The one who is abiding in Christ should be bearing much fruit; that is, he should be getting his prayers answered! All men know that the Bible promises great results to those who pray and that all good comes from God through prayer. When what is promised is not realized, God’s Word and His very name are dishonored. Faith, both ours and those who are listening to our prayers, becomes feeble by our asking and not getting. E.M. Bounds who wrote the definitive works on prayer, once noted that it would be better not to pray at all than to pray and not secure results. He says: “Prayer is the helpless and needy child crying to the compassion of the father’s heart and the bounty and power of a father’s hand. The answer is as sure to come as the father’s heart can be touched and the father’s hand moved.”
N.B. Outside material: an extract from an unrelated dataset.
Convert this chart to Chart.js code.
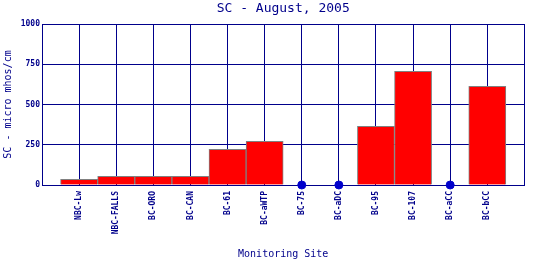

Jesus said it this way: “If ye then, being evil, know how to give good gifts unto your children, how much more shall your father which is in heaven give good things to them that ask Him?” Matthew 7:11
How important it is, then, to learn to pray effectively! Prayer must be more than beautiful words. The most stately prayers can lack heart and soul. The Pharisees prayed these prayerless prayers. Effective prayer must spring from ardent desire and earnest faith: not faith in our prayers, but faith in the One Who can do anything! Prayer is all consuming. It is desperation. Jacob wrestled with God and said, “I will not let Thee go except Thou bless me.” Prayer is strenuous, exhausting striving and laboring. For Jesus in the garden it was agony.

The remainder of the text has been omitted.